Horrell Hill is an unincorporated community in Lower Richland County, South Carolina, United States. Situated south of Fort Jackson and northwest of McEntire Joint National Guard Base, it is centered at approximately the intersection of Garner's Ferry Road (U.S. Route 76/378) and Harmon Road/Horrell Hill Road (SC 86). Congaree Road (SC 769) meets Garner's Ferry Road about 120 meters to the east.

==History==
Settled in the 1770s, and originally called Meyer's (or Myer's) Hill, it was site of the county courthouse of Richland County from 1785 to 1799. When the county seat was transferred to the new city of Columbia, the courthouse was then used for a grammar school.

A number of different names were applied to the area or parts of the area, including Minervaville.
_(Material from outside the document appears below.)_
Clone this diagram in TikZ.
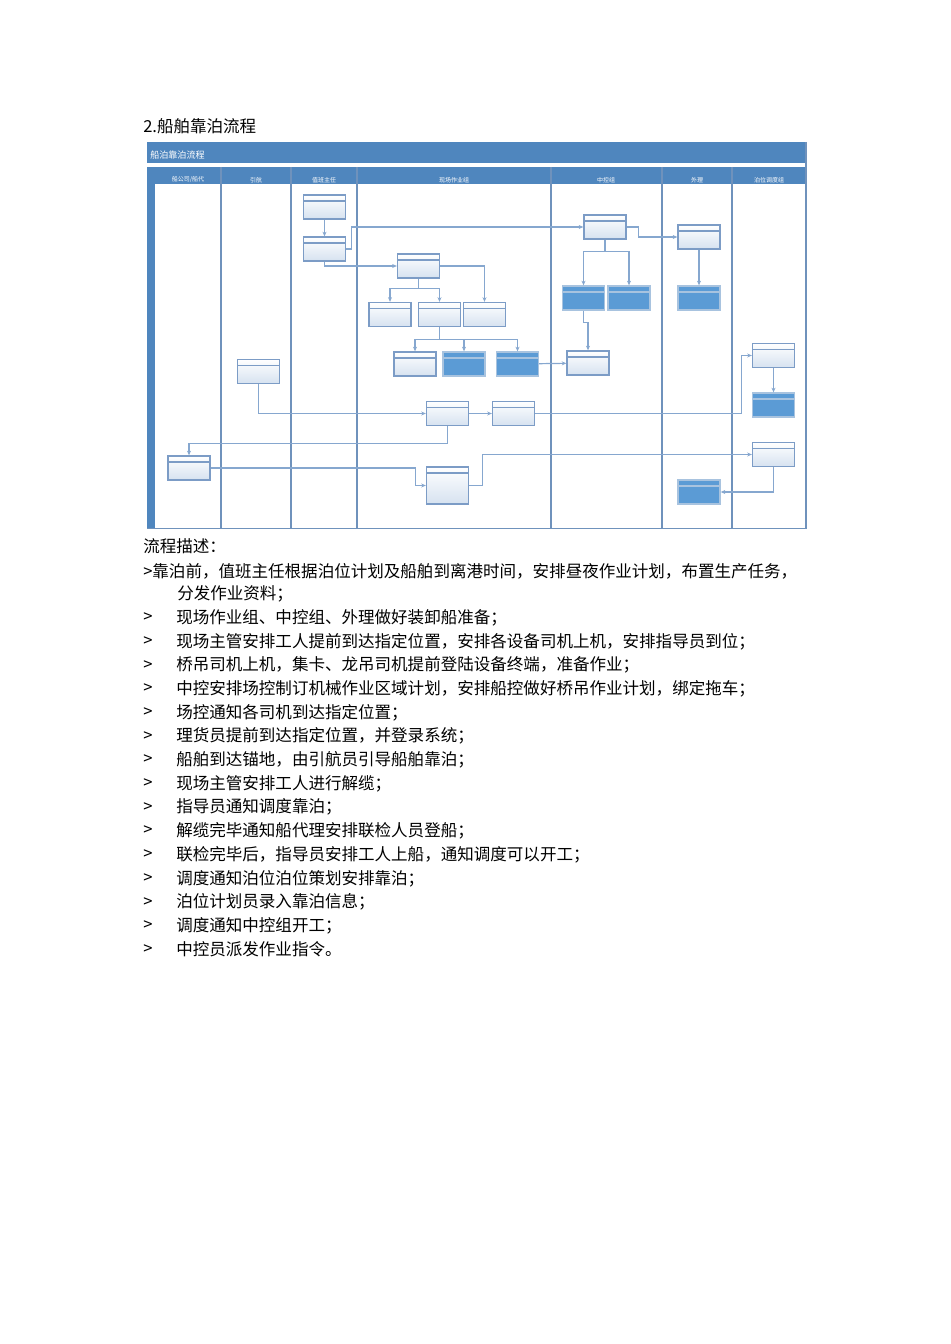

Eventually it came to be named for plantation owner Thomas Horrell.

Just before noon on April 30, 1924, Horrell Hill was struck by the F4 Horrell Hill Tornado, the worst in the state's history. Running for 135 miles, it killed 67 people, including 24 in Horrell Hill. Four children died in Horrell Hill Elementary School when the storm demolished it.

Today Horrell Hill has two schools, Horrell Hill Elementary School and Southeast Middle School, operated by Richland County School District One.